**Material to process**:
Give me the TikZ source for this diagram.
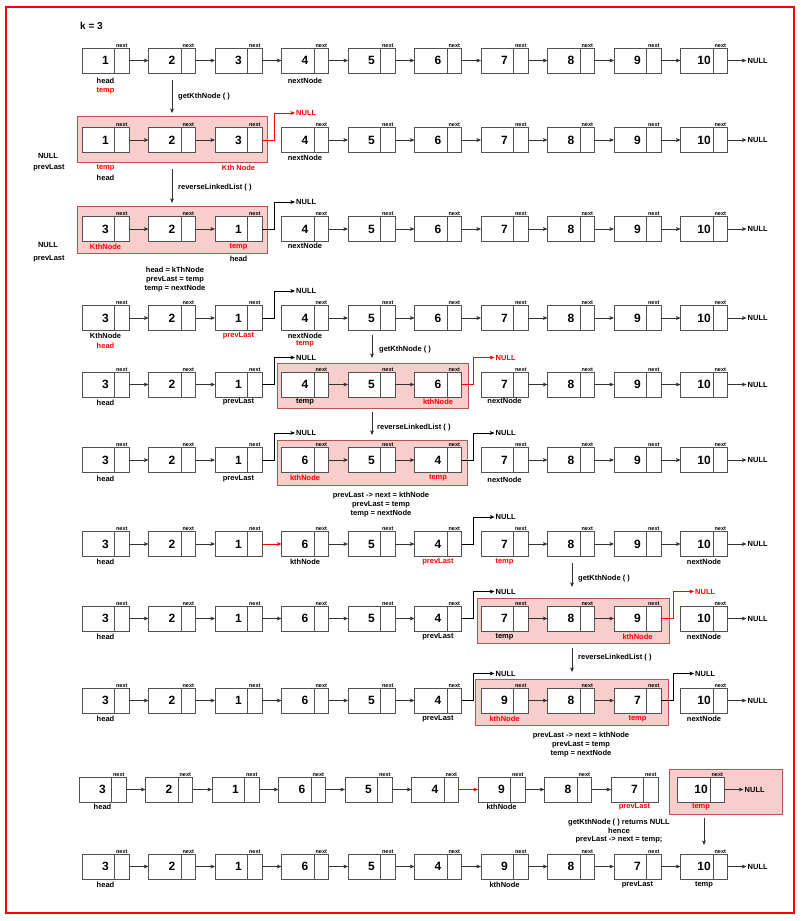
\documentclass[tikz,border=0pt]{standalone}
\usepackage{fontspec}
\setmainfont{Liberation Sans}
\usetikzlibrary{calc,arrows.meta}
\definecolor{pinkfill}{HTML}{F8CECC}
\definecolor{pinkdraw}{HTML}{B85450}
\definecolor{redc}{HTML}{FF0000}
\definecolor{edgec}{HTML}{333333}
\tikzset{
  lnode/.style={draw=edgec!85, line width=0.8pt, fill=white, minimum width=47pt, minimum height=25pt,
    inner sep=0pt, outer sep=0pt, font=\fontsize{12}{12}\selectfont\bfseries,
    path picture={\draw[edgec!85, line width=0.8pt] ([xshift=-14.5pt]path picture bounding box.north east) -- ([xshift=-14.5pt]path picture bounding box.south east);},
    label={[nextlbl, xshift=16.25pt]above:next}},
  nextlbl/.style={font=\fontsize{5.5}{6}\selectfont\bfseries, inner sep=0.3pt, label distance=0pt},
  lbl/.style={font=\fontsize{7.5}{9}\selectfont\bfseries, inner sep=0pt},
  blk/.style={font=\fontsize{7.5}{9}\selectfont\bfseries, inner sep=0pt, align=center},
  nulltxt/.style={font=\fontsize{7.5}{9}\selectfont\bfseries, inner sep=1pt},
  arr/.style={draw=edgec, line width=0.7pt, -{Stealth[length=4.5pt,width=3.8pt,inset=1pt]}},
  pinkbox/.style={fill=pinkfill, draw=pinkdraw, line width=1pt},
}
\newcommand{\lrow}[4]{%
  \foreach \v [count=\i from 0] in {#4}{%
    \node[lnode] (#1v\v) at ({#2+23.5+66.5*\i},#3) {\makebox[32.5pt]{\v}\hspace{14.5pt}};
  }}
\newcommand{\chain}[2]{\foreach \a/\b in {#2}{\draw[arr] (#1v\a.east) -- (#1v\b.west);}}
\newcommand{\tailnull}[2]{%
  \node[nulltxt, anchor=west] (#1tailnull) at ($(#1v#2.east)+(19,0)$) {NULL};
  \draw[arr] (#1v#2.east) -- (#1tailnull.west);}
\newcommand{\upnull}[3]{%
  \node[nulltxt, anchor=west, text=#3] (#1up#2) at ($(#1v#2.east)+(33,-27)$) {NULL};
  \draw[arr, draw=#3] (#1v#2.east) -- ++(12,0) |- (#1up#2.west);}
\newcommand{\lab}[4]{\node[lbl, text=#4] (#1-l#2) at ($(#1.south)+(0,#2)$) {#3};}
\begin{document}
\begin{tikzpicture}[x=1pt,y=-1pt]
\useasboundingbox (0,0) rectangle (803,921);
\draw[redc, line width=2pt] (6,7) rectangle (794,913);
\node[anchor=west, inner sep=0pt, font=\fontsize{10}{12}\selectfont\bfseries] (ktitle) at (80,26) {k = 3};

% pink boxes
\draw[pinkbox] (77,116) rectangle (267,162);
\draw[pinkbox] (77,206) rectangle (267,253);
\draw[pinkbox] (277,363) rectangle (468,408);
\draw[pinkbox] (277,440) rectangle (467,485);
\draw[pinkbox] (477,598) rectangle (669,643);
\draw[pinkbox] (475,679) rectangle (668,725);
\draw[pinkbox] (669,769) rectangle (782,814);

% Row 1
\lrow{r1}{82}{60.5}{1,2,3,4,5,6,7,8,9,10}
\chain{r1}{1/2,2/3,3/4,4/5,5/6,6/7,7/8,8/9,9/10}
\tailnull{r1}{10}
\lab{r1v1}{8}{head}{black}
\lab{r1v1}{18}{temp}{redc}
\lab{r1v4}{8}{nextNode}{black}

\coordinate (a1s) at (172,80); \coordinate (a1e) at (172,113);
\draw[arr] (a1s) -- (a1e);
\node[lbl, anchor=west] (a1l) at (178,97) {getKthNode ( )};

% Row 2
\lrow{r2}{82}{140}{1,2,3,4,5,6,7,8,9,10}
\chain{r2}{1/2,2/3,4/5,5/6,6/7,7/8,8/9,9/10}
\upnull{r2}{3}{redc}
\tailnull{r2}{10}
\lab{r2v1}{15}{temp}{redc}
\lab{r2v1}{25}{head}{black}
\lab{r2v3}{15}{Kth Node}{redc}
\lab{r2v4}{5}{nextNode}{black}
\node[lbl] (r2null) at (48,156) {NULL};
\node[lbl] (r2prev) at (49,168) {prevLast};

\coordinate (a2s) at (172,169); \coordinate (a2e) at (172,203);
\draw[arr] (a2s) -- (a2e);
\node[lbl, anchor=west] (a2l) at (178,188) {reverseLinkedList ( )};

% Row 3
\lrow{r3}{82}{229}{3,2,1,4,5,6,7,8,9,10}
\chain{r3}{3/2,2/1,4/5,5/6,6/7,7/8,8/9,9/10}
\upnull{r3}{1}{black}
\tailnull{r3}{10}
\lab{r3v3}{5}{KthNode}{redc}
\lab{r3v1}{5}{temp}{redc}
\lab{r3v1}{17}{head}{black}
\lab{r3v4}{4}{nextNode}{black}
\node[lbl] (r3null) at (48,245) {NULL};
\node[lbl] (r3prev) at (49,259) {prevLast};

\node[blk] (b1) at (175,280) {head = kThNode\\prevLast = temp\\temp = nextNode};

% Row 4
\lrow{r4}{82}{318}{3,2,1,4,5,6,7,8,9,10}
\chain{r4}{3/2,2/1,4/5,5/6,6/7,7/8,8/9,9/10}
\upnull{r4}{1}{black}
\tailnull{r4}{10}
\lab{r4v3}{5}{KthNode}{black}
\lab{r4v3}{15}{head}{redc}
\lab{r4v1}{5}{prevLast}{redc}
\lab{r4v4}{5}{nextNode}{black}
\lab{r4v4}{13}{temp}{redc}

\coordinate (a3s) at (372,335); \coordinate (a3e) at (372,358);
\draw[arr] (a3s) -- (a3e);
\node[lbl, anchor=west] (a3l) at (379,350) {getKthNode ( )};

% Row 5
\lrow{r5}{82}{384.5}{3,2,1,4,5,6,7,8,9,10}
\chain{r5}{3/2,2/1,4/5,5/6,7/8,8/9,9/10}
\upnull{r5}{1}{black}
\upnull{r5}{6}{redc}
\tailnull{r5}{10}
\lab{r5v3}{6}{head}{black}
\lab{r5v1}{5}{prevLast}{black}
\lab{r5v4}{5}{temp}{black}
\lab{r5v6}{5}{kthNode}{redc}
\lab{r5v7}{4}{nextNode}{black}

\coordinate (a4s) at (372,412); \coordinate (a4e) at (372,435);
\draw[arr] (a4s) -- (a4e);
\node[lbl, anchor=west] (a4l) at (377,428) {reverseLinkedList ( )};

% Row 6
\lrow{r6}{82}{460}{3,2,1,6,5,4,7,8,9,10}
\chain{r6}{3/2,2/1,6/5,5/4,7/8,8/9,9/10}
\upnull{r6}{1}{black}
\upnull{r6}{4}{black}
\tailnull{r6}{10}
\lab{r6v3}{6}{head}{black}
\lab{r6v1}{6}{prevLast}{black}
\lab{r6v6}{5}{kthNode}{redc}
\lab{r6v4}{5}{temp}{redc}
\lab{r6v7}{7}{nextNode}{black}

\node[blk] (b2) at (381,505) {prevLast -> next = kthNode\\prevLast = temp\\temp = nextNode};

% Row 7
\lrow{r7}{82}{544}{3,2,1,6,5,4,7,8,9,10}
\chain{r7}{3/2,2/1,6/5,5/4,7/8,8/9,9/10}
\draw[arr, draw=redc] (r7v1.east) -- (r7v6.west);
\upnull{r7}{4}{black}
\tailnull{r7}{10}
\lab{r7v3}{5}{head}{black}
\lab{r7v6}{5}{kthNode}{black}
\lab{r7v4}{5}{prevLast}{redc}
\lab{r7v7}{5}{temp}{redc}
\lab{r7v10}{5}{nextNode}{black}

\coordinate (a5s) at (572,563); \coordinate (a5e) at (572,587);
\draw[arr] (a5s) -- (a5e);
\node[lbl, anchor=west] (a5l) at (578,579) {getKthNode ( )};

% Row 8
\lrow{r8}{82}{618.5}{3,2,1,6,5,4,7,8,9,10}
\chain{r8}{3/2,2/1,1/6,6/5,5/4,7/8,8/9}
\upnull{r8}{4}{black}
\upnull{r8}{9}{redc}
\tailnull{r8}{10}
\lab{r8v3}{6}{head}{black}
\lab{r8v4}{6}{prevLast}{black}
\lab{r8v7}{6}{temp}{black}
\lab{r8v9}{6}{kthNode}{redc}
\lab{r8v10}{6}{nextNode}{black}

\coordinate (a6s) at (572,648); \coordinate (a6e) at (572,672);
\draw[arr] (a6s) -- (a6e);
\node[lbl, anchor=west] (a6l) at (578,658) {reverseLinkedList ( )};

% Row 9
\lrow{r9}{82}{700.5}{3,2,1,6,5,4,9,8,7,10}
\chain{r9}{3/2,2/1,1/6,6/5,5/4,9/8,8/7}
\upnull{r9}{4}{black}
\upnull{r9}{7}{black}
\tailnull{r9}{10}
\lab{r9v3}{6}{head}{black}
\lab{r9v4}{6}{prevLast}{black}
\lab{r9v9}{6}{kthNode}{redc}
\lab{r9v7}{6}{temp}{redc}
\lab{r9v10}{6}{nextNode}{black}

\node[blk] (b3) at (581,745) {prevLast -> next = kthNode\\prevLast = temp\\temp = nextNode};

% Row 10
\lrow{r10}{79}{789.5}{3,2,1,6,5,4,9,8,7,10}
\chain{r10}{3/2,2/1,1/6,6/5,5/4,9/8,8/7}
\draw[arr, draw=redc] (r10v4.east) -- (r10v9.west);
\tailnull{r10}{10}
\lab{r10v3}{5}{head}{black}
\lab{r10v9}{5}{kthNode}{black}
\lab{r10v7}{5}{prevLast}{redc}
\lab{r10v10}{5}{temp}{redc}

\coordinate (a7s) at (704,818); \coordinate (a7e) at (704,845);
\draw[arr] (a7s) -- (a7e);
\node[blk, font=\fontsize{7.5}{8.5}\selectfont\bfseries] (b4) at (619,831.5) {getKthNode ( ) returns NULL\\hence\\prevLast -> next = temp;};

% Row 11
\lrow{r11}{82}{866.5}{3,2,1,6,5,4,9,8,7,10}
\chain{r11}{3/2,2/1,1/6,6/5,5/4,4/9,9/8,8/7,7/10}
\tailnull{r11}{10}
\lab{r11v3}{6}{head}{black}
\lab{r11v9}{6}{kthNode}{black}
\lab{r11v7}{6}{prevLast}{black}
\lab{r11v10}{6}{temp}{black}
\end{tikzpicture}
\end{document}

--

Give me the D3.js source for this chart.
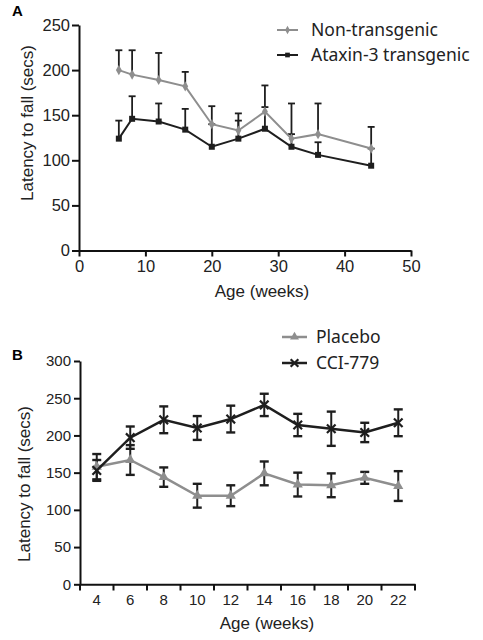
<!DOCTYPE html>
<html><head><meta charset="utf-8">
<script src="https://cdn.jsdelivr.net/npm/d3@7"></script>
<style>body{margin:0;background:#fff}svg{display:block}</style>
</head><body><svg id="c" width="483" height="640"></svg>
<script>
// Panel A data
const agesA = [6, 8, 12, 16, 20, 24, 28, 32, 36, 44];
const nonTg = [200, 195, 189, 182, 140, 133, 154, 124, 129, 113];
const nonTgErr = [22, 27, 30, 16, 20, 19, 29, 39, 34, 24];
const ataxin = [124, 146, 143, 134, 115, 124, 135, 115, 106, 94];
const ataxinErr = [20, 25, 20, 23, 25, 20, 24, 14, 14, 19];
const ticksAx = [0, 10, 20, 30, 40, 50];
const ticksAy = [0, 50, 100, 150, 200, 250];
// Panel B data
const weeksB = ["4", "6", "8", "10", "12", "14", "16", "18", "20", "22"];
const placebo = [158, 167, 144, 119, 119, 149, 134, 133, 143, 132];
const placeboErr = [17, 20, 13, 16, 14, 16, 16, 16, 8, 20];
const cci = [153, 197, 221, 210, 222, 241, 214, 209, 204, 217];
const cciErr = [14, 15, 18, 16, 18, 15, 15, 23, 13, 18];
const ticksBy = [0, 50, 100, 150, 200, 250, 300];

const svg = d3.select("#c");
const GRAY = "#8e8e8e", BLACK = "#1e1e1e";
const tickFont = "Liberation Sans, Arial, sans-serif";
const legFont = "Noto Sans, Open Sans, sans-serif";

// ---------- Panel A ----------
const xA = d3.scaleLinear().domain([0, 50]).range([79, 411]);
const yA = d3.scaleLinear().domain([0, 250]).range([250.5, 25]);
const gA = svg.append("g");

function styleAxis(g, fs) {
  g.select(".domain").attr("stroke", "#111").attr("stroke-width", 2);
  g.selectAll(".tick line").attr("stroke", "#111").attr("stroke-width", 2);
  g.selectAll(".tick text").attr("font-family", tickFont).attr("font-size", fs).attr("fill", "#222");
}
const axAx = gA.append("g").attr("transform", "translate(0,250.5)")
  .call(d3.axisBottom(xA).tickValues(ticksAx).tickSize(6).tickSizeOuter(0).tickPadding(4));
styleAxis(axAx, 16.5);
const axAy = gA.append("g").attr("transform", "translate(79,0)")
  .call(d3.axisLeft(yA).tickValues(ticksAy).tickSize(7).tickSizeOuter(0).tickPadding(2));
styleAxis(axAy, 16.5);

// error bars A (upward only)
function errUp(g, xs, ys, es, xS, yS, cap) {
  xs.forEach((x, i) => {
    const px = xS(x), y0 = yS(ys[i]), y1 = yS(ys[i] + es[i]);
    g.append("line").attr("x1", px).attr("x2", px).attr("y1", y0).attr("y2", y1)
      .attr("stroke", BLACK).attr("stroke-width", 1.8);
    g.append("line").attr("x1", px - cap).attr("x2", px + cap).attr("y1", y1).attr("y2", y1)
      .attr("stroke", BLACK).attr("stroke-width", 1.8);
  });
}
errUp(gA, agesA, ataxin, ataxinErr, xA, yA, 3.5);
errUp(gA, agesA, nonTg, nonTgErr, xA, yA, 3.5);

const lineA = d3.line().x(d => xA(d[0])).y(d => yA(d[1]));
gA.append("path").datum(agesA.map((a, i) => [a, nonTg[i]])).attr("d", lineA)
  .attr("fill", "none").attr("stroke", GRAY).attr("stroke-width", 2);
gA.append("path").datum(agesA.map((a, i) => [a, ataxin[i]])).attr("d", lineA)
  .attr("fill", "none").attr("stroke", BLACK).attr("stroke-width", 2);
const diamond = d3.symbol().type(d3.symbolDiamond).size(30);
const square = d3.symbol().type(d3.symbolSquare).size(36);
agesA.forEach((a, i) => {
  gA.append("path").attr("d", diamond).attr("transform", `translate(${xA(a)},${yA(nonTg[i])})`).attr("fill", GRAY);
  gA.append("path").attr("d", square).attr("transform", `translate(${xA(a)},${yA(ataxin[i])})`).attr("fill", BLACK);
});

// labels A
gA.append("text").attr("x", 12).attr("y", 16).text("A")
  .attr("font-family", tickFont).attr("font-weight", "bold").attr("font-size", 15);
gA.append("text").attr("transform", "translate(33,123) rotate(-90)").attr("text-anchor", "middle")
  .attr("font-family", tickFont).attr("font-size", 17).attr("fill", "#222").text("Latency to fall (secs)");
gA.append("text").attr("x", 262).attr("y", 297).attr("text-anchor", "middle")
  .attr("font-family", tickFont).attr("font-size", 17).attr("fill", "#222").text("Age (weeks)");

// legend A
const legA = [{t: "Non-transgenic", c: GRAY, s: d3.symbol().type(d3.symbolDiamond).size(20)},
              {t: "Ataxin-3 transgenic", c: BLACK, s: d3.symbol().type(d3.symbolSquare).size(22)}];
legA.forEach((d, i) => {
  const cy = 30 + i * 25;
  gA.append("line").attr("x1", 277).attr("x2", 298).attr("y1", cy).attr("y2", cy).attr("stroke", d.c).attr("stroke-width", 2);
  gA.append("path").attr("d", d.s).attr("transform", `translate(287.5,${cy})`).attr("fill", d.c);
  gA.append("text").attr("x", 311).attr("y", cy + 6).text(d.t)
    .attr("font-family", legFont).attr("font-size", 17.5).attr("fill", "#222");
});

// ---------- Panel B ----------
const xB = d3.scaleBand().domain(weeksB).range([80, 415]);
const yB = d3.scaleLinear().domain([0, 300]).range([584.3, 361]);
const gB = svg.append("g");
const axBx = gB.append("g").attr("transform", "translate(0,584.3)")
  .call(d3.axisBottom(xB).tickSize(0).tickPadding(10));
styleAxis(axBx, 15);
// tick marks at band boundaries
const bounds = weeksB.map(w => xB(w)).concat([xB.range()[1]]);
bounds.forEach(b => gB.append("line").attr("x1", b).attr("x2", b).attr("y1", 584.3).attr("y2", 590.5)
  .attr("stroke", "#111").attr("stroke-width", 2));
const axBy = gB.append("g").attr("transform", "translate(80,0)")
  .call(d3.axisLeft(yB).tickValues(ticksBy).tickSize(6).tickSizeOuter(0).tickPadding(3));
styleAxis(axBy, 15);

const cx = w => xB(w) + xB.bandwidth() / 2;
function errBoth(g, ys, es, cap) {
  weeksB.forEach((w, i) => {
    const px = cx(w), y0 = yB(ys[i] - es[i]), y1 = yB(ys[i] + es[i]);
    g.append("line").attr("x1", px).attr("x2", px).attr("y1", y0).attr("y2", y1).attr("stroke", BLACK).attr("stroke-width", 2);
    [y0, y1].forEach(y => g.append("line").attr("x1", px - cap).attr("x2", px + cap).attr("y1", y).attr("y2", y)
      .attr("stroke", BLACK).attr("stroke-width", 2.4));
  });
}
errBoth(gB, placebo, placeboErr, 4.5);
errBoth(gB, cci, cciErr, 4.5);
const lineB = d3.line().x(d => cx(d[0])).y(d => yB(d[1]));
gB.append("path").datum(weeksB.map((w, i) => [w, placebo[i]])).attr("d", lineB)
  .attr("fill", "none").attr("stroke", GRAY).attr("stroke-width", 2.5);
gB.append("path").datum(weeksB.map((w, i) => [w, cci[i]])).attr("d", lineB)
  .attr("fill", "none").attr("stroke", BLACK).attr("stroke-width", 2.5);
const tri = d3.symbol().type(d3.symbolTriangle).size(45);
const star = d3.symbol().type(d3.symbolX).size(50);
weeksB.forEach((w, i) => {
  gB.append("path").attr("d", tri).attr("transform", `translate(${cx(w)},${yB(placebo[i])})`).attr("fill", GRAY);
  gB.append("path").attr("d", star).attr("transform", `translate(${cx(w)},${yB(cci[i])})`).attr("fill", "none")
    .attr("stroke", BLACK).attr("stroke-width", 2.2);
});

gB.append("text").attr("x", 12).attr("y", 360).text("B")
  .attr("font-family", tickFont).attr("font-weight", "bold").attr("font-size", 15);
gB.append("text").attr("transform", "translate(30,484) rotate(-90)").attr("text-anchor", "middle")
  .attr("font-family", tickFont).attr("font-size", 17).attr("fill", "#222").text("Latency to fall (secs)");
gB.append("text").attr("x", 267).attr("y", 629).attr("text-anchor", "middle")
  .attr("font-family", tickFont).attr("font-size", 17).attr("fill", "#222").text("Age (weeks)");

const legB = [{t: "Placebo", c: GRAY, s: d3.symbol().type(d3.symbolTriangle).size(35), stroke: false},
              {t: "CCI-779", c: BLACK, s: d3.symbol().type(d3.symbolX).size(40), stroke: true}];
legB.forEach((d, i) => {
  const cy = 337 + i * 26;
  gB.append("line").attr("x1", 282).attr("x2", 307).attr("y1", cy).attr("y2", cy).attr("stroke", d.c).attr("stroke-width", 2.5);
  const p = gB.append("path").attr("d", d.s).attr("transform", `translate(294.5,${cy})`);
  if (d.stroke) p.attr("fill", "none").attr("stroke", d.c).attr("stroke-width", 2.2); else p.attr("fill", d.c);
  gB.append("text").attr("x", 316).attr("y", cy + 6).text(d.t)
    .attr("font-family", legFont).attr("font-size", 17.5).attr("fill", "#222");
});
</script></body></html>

**What you need to do**: Take only the lines above from the one that has "Give me the D3.js source for this chart." through the one that has "styleAxis(axAy, 16.5);" and reproduce them exactly, omitting any pictures.

**The reply**:
Give me the D3.js source for this chart.
<!DOCTYPE html>
<html><head><meta charset="utf-8">
<script src="https://cdn.jsdelivr.net/npm/d3@7"></script>
<style>body{margin:0;background:#fff}svg{display:block}</style>
</head><body><svg id="c" width="483" height="640"></svg>
<script>
// Panel A data
const agesA = [6, 8, 12, 16, 20, 24, 28, 32, 36, 44];
const nonTg = [200, 195, 189, 182, 140, 133, 154, 124, 129, 113];
const nonTgErr = [22, 27, 30, 16, 20, 19, 29, 39, 34, 24];
const ataxin = [124, 146, 143, 134, 115, 124, 135, 115, 106, 94];
const ataxinErr = [20, 25, 20, 23, 25, 20, 24, 14, 14, 19];
const ticksAx = [0, 10, 20, 30, 40, 50];
const ticksAy = [0, 50, 100, 150, 200, 250];
// Panel B data
const weeksB = ["4", "6", "8", "10", "12", "14", "16", "18", "20", "22"];
const placebo = [158, 167, 144, 119, 119, 149, 134, 133, 143, 132];
const placeboErr = [17, 20, 13, 16, 14, 16, 16, 16, 8, 20];
const cci = [153, 197, 221, 210, 222, 241, 214, 209, 204, 217];
const cciErr = [14, 15, 18, 16, 18, 15, 15, 23, 13, 18];
const ticksBy = [0, 50, 100, 150, 200, 250, 300];

const svg = d3.select("#c");
const GRAY = "#8e8e8e", BLACK = "#1e1e1e";
const tickFont = "Liberation Sans, Arial, sans-serif";
const legFont = "Noto Sans, Open Sans, sans-serif";

// ---------- Panel A ----------
const xA = d3.scaleLinear().domain([0, 50]).range([79, 411]);
const yA = d3.scaleLinear().domain([0, 250]).range([250.5, 25]);
const gA = svg.append("g");

function styleAxis(g, fs) {
  g.select(".domain").attr("stroke", "#111").attr("stroke-width", 2);
  g.selectAll(".tick line").attr("stroke", "#111").attr("stroke-width", 2);
  g.selectAll(".tick text").attr("font-family", tickFont).attr("font-size", fs).attr("fill", "#222");
}
const axAx = gA.append("g").attr("transform", "translate(0,250.5)")
  .call(d3.axisBottom(xA).tickValues(ticksAx).tickSize(6).tickSizeOuter(0).tickPadding(4));
styleAxis(axAx, 16.5);
const axAy = gA.append("g").attr("transform", "translate(79,0)")
  .call(d3.axisLeft(yA).tickValues(ticksAy).tickSize(7).tickSizeOuter(0).tickPadding(2));
styleAxis(axAy, 16.5);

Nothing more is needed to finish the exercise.